WORK INSTRUCTIONS:
All of the material below is to be restated word for word, apart from the pictures.
--- START OF SOURCE RECORDS ---
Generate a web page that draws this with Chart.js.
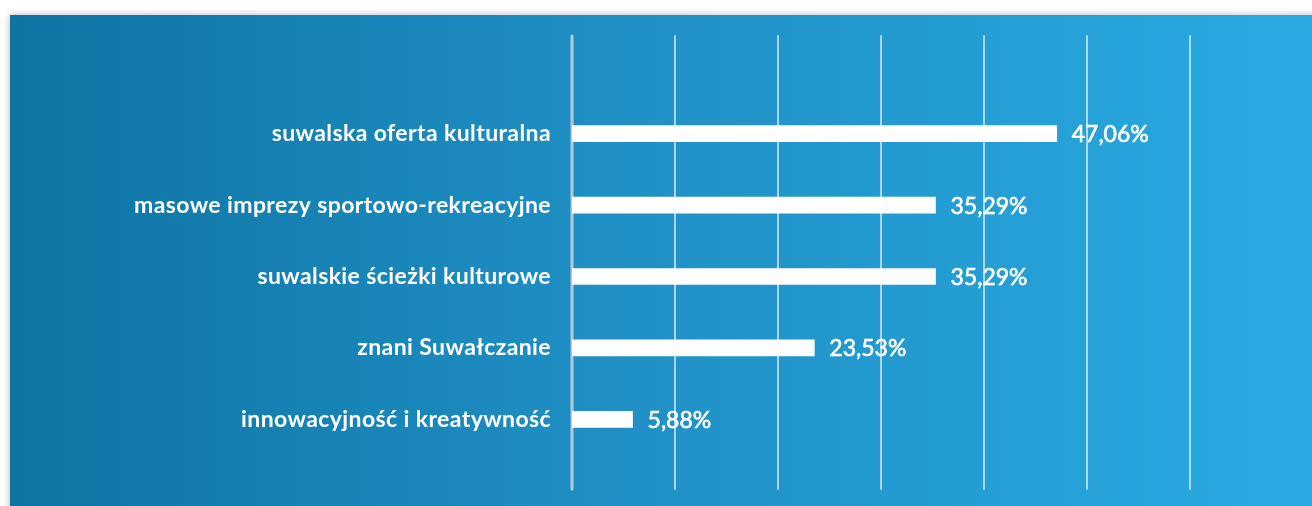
<!DOCTYPE html>
<html lang="pl">
<head>
    <meta charset="UTF-8">
    <title>Suwałki - wyniki</title>
    <script src="https://cdn.jsdelivr.net/npm/chart.js"></script>
    <style>
        html, body {
            margin: 0;
            padding: 0;
            background: #ffffff;
            width: 1312px;
            height: 506px;
            overflow: hidden;
        }
        .panel {
            position: absolute;
            left: 10px;
            top: 15px;
            width: 1310px;
            height: 500px;
            background: linear-gradient(to right, #0e74a3 0%, #1f8fc4 45%, #29abe2 100%);
            box-shadow: 0 0 7px rgba(0, 0, 0, 0.3);
        }
        #chart {
            position: absolute;
            left: 0;
            top: 0;
        }
    </style>
</head>
<body>
    <div class="panel">
        <canvas id="chart" width="1302" height="491"></canvas>
    </div>

    <script>
        // dane z wykresu
        const categories = [
            'suwalska oferta kulturalna',
            'masowe imprezy sportowo-rekreacyjne',
            'suwalskie ścieżki kulturowe',
            'znani Suwałczanie',
            'innowacyjność i kreatywność'
        ];
        const values = [47.06, 35.29, 35.29, 23.53, 5.88];
        const gridTicks = [0, 10, 20, 30, 40, 50, 60];

        const fmt = v => v.toFixed(2).replace('.', ',') + '%';

        // linie siatki i os rysowane recznie, zeby wychodzily poza obszar slupkow
        const gridPlugin = {
            id: 'gridPlugin',
            beforeDraw(chart) {
                chart.ctx.letterSpacing = '0.4px';
            },
            beforeDatasetsDraw(chart) {
                const ctx = chart.ctx;
                const x = chart.scales.x;
                const top = 21, bottom = 474;
                ctx.save();
                ctx.lineCap = 'round';
                gridTicks.forEach(t => {
                    const px = Math.round(x.getPixelForValue(t));
                    ctx.beginPath();
                    if (t === 0) {
                        ctx.strokeStyle = '#b3c9dc';
                        ctx.lineWidth = 3;
                    } else {
                        ctx.strokeStyle = 'rgba(215, 235, 248, 0.75)';
                        ctx.lineWidth = 2;
                    }
                    ctx.moveTo(px, top);
                    ctx.lineTo(px, bottom);
                    ctx.stroke();
                });
                ctx.restore();
            },
            afterDatasetsDraw(chart) {
                const ctx = chart.ctx;
                const meta = chart.getDatasetMeta(0);
                ctx.save();
                ctx.letterSpacing = '0px';
                ctx.fillStyle = '#ffffff';
                ctx.strokeStyle = '#ffffff';
                ctx.lineWidth = 0.6;
                ctx.font = 'normal 23px Lato';
                ctx.textAlign = 'left';
                ctx.textBaseline = 'middle';
                meta.data.forEach((bar, i) => {
                    ctx.fillText(fmt(values[i]), bar.x + 15, bar.y + 1);
                    ctx.strokeText(fmt(values[i]), bar.x + 15, bar.y + 1);
                });
                ctx.restore();
            }
        };

        const ctx = document.getElementById('chart').getContext('2d');
        new Chart(ctx, {
            type: 'bar',
            data: {
                labels: categories,
                datasets: [{
                    data: values,
                    backgroundColor: '#ffffff',
                    borderWidth: 0,
                    barThickness: 16
                }]
            },
            options: {
                indexAxis: 'y',
                responsive: false,
                animation: false,
                layout: {
                    padding: { left: 0, right: 122, top: 83, bottom: 51 }
                },
                plugins: {
                    legend: { display: false },
                    tooltip: { enabled: false }
                },
                scales: {
                    x: {
                        display: false,
                        min: 0,
                        max: 60
                    },
                    y: {
                        grid: { display: false },
                        border: { display: false },
                        afterFit: s => { s.width = 562; },
                        ticks: {
                            color: '#ffffff',
                            padding: 13,
                            font: { family: 'Lato', size: 23, weight: 'bold' }
                        }
                    }
                }
            },
            plugins: [gridPlugin]
        });
    </script>
</body>
</html>
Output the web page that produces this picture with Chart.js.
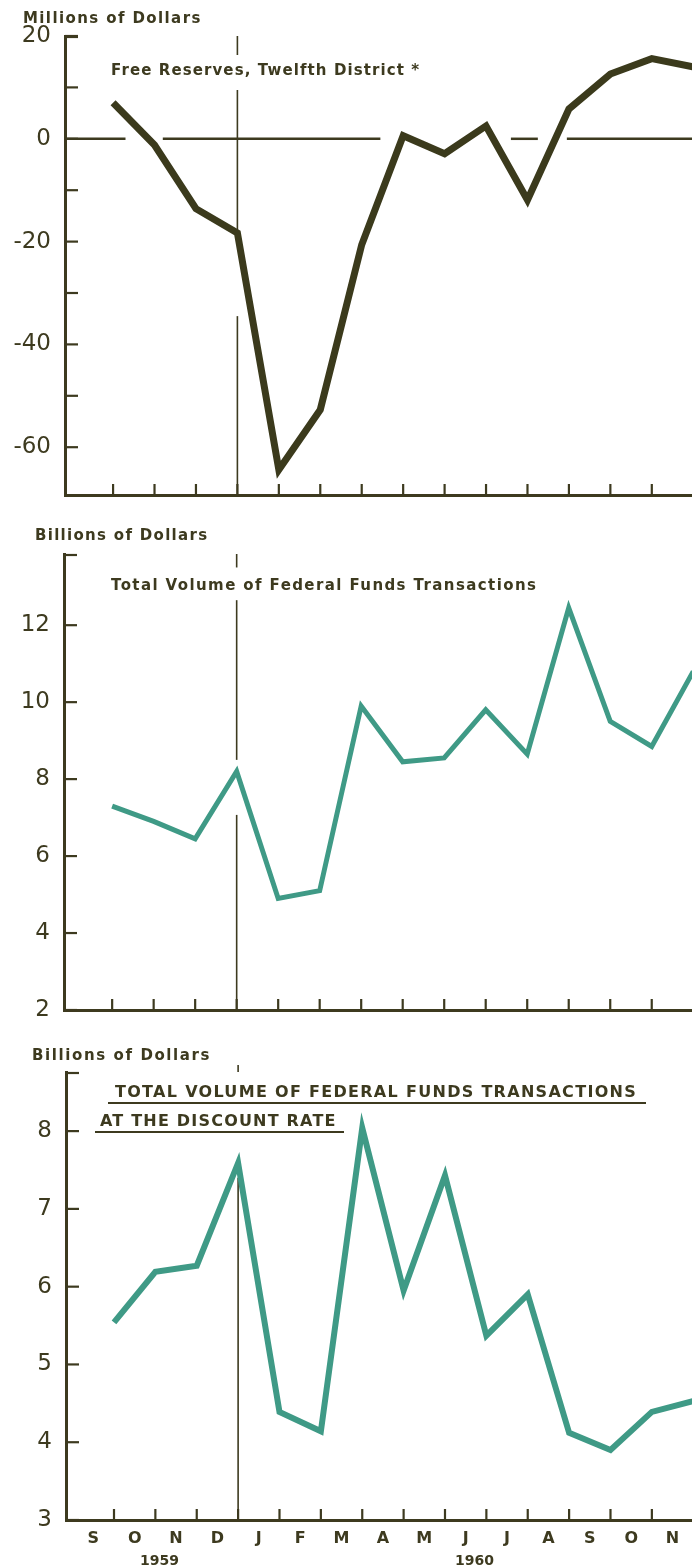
--- END OF SOURCE RECORDS ---
SOLUTION FOR THIS TASK:
Generate a web page that draws this with Chart.js.
<!DOCTYPE html>
<html lang="pl">
<head>
    <meta charset="UTF-8">
    <title>Suwałki - wyniki</title>
    <script src="https://cdn.jsdelivr.net/npm/chart.js"></script>
    <style>
        html, body {
            margin: 0;
            padding: 0;
            background: #ffffff;
            width: 1312px;
            height: 506px;
            overflow: hidden;
        }
        .panel {
            position: absolute;
            left: 10px;
            top: 15px;
            width: 1310px;
            height: 500px;
            background: linear-gradient(to right, #0e74a3 0%, #1f8fc4 45%, #29abe2 100%);
            box-shadow: 0 0 7px rgba(0, 0, 0, 0.3);
        }
        #chart {
            position: absolute;
            left: 0;
            top: 0;
        }
    </style>
</head>
<body>
    <div class="panel">
        <canvas id="chart" width="1302" height="491"></canvas>
    </div>

    <script>
        // dane z wykresu
        const categories = [
            'suwalska oferta kulturalna',
            'masowe imprezy sportowo-rekreacyjne',
            'suwalskie ścieżki kulturowe',
            'znani Suwałczanie',
            'innowacyjność i kreatywność'
        ];
        const values = [47.06, 35.29, 35.29, 23.53, 5.88];
        const gridTicks = [0, 10, 20, 30, 40, 50, 60];

        const fmt = v => v.toFixed(2).replace('.', ',') + '%';

        // linie siatki i os rysowane recznie, zeby wychodzily poza obszar slupkow
        const gridPlugin = {
            id: 'gridPlugin',
            beforeDraw(chart) {
                chart.ctx.letterSpacing = '0.4px';
            },
            beforeDatasetsDraw(chart) {
                const ctx = chart.ctx;
                const x = chart.scales.x;
                const top = 21, bottom = 474;
                ctx.save();
                ctx.lineCap = 'round';
                gridTicks.forEach(t => {
                    const px = Math.round(x.getPixelForValue(t));
                    ctx.beginPath();
                    if (t === 0) {
                        ctx.strokeStyle = '#b3c9dc';
                        ctx.lineWidth = 3;
                    } else {
                        ctx.strokeStyle = 'rgba(215, 235, 248, 0.75)';
                        ctx.lineWidth = 2;
                    }
                    ctx.moveTo(px, top);
                    ctx.lineTo(px, bottom);
                    ctx.stroke();
                });
                ctx.restore();
            },
            afterDatasetsDraw(chart) {
                const ctx = chart.ctx;
                const meta = chart.getDatasetMeta(0);
                ctx.save();
                ctx.letterSpacing = '0px';
                ctx.fillStyle = '#ffffff';
                ctx.strokeStyle = '#ffffff';
                ctx.lineWidth = 0.6;
                ctx.font = 'normal 23px Lato';
                ctx.textAlign = 'left';
                ctx.textBaseline = 'middle';
                meta.data.forEach((bar, i) => {
                    ctx.fillText(fmt(values[i]), bar.x + 15, bar.y + 1);
                    ctx.strokeText(fmt(values[i]), bar.x + 15, bar.y + 1);
                });
                ctx.restore();
            }
        };

        const ctx = document.getElementById('chart').getContext('2d');
        new Chart(ctx, {
            type: 'bar',
            data: {
                labels: categories,
                datasets: [{
                    data: values,
                    backgroundColor: '#ffffff',
                    borderWidth: 0,
                    barThickness: 16
                }]
            },
            options: {
                indexAxis: 'y',
                responsive: false,
                animation: false,
                layout: {
                    padding: { left: 0, right: 122, top: 83, bottom: 51 }
                },
                plugins: {
                    legend: { display: false },
                    tooltip: { enabled: false }
                },
                scales: {
                    x: {
                        display: false,
                        min: 0,
                        max: 60
                    },
                    y: {
                        grid: { display: false },
                        border: { display: false },
                        afterFit: s => { s.width = 562; },
                        ticks: {
                            color: '#ffffff',
                            padding: 13,
                            font: { family: 'Lato', size: 23, weight: 'bold' }
                        }
                    }
                }
            },
            plugins: [gridPlugin]
        });
    </script>
</body>
</html>
Output the web page that produces this picture with Chart.js.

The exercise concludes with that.